One of the greatest named ballplayers in the history of the sport, LaHair went from a 2012 All-Star to Japan in a single year. After hitting .286/.384/.516 with 14 HR in the first half of the season, LaHair struggled after the break, hitting only 2 HR with a .202 average for the Cubs. 

Unfortunately, Japan wasn't the answer either and LaHair hit only .230/.306/.428 with 16 HR in 2013 for the Softbank Hawks. LaHair returned to the States in '14 to play in the Indians' system. 

Still, not a bad showing for the 39th round draft pick in 2002. 

7. Ryan Vogelsong

Vogelsong

Nothing about Vogelsong's career follows convention. From 2000-06, the pitcher struggled to a 5.86 ERA while bouncing between the rotation and bullpen for the Giants and Pirates. Vogelsong then headed to Japan to pitch for the Orix Buffaloes and Hanshin Tigers from 2007-09. 

While he pitched a little better abroad, posting a 4.17 ERA in the NPB, it wasn't as if he absolutely dominated the competition.

And yet, here we are. After returning to the States to pitch for the Phillies' Triple-A affiliate in 2010, Vogelsong has been a cog in the Giants rotation. Since 2011, he's gone 39-35 with a 3.74 ERA, collecting two World Series titles and an All-Star appearance along the way. 

I know, it doesn't make any sense to me either. Life's weird. 

6. Matt Murton

Matt Murton

If you were ever going to predict which player was going to break Ichiro's single-season hits record, I'm not sure if Matt Murton would have been among your first 10 guesses. Maybe not even your first 100. 

While Murton carved out a respectable career as a fourth outfielder for the Cubs, Athletics and Rockies, (hitting .286/.352/.436), he flourished in Japan.

In his first season with the Hanshin Tigers in 2010, Murton hit .349/.395/.499 with 17 home runs and 35 doubles. Oh yeah, he also picked up 214 hits, breaking Ichiro's 1994 record of 210.

Murton has continued to be one of the best players in the NPB, batting .317/.359/.450 with 68 HR in his five seasons with the club. 

5. Wily Mo Pena

Wily Mo

One player that is mulling over a return to America is Wily Mo Pena. The king of swing, the man who crushes home runs like nobody's business, may have left the Majors, but he's still doing his thing. 

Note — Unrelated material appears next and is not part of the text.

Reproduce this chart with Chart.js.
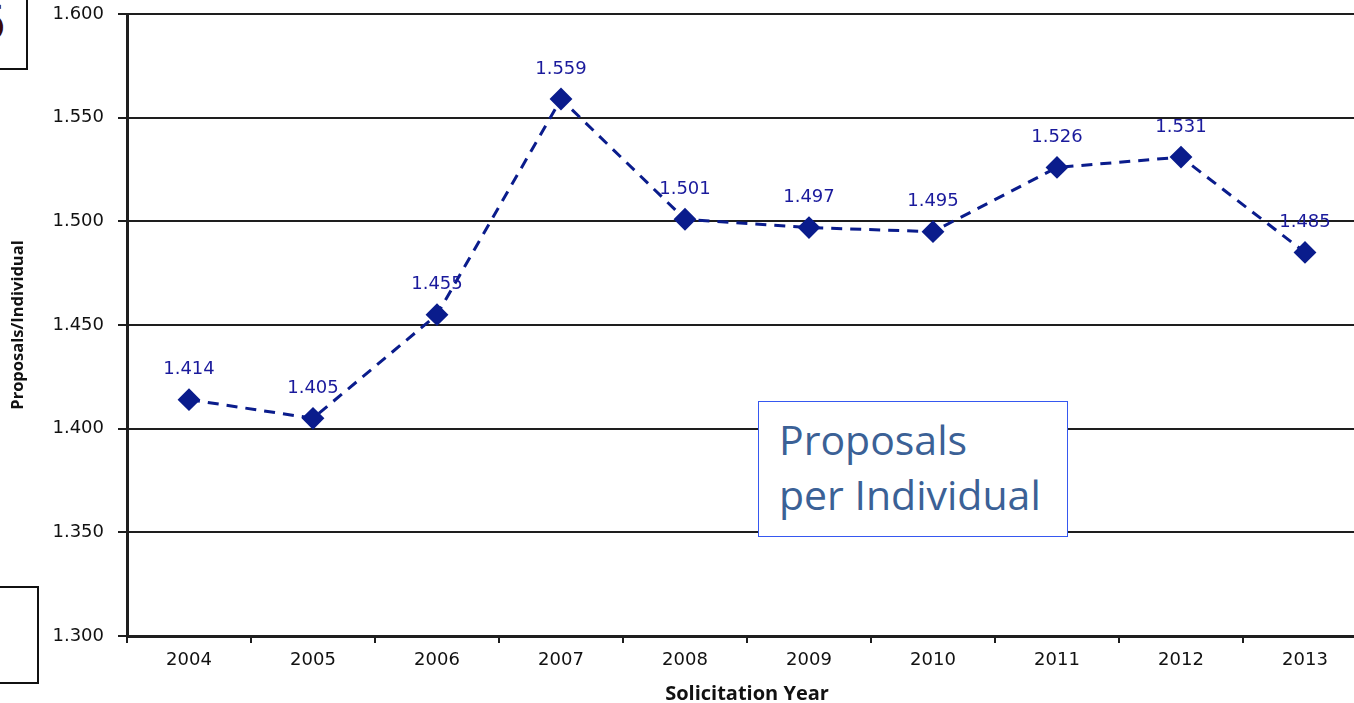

Like this, when he hit a home run off the roof of the Osaka Dome

Or this time that when Pena made hitting home runs to the opposite field seem as easy as picking dandelions: 

Here are 34 reasons why Major League teams need to bring back the Wily Mo

4. Goose Gossage

Goose

The lone Hall of Famer to go from the Majors to the NPB. After posting a 2.97 ERA out of the bullpen for the Yankees and Giants at the age of 37 in 1989, Gossage joined the Fukuoka Daiei Hawks (now Fukuoka Softbank).

After posting a 4.40 ERA in Japan, Gossage returned to the States for four more seasons.

3. Tuffy Rhodes

Tuffy Rhodes

Chances are few would remember Rhodes if not for his time in Japan. An outfielder who spent time with the Astros, Cubs and Red Sox between 1990 -95, Rhodes hit only 13 home runs in the Majors. 

Which is not to say he didn't show flashes of that power. After all, he did have this three-homer game against the Mets: 

But then Rhodes went to Japan and erupted. With a violent leg kick and upright stance, Rhodes averaged 27 home runs per season in his first five years before going crazy and tying Sadaharu Oh's single-season home run record with 55 long balls in 2001.

He would make yearly assaults on the record after that, hitting 46, 51 and 45 over the next three years. He would top 40 two more times at the age of 38 and 39 in '08 and '09.

2. Alex Cabrera

Alex Cabrera

Rhodes and Oh would soon be joined in the record books by another MLB slugger who didn't get much of a chance to show off his skills in America. Though Cabrera hit 5 HR in only 84 at-bats with the D-backs in 2000, the outfielder/first baseman soon found himself in Japan with the Seibu Lions in 2001. 

Cabrera made a quick impact, hitting 49 home runs his first season before tying Rhodes and Oh with 55 in 2002. 

Cabrera hit 50 more home runs the next season and would finish his career with 357 long balls in only 12 NPB seasons in 2012.  

1. Wladimir Balentien

Balentien

And the guy you all came here to see: Wladimir "The Curacao Crusher" Balentien. While Balentien showed spurts of his talent, cracking out 15 HR in 559 Major League plate appearances, Japan is where he's shown off the goods. 

Oddly enough, in three of his four seasons with the Yakult Swallows, Balentien has hit exactly 31 home runs. That's the kind of consistency you can't even get with a fiber supplement. 

The one year he didn't? Oh, you know, he only hit 60 home runs to become Japan's single-season home run champ. And he did it all in only 130 games. 

To put that in some perspective, Babe Ruth needed 151 to hammer out 60 in 1927. 

Unfortunately for viewers at home, it's unlikely that Balentien will be seen on a Major League roster any time soon. His deal with Yakult runs until 2016.